'Star Wars' - The Bush Boondoggle
Jude Wanniski
May 31, 2000


To: Albert Gore
From: Jude Wanniski
Re: Psst...Here is a Bush Weakness!

Yes, Mr. Vice President, I agree you have criticized George W’s proposal to build a space-based AND ground-based anti-ballistic missile system to protect the 50 states and our friends around the world from a nuclear missile attack from a “rogue nation.” It is a zany idea that comes from Bush’s absolutely cuckoo national security advisors -- Richard Perle and Paul Wolfowitz – who have been bored to death since the end of the Cold War and would like to get some action going. The fact that these characters have Bush in their hip pocket means they also have the GOP political establishment in their hip pocket, because there is no place else to go. I note that former Treasury Secretary George Shultz, who has been wrong on ALMOST every public policy position he has ever taken, and who opposed “Star Wars” when it made sense, now supports it when it makes no sense.

There was no bigger supporter of “Star Wars” than Jude Wanniski when it was first proposed in the Reagan administration. When the Soviets were aiming 10,000 ballistic missiles at us, it did not matter if “Star Wars” might not work as planned. The very idea that it would complicate Moscow’s planning and we would get the cost/benefit advantage was enough for me. Even if we built Anti-Ballistic Missiles out of cardboard, as long as they looked real when seen from a Soviet satellite, the concept would help break the will of their strategic planners. And it did. George W. Shultz was wrong.

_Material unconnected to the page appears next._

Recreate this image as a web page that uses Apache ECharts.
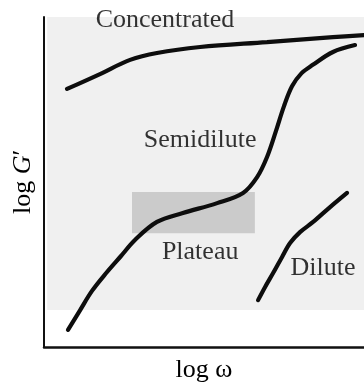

I even helped persuade the WSJournal editorial board to embrace the label “Star Wars” when it was trying to make it sound less fantastic by calling it a “Strategic Defense Initiative.” It got much more public support by being identified with Luke Skywalker and Han Solo in their struggle against the Evil Empire’s Death Star. “SDI” sounds like a bureaucratic acronym for the military-industrial complex, which is what George W. Bush is now proposing. There ain’t no more Death Star and the only Evil Empire on the planet is the International Monetary Fund, run by Darth Vader, a name that loosely translates into “Father of Scarcity.” Bush sounds like a reasonable fellow because he is proposing to get rid of a bunch of our offensive nuclear missiles, which are gathering dust anyway and provide no profits to the arms merchants anymore. His proposal, which the WSJournal thinks is just about the cleverest idea it has ever come across, would cost ONE ZILLION DOLLARS, give or take a trillion. To any objections from the People’s Republic of China that such a system would be offensive in nature and would push them into an arms race, Bush would suggest we sell or rent them use of this state-of-the-art defensive weaponry so they can be protected against “rogue states” too.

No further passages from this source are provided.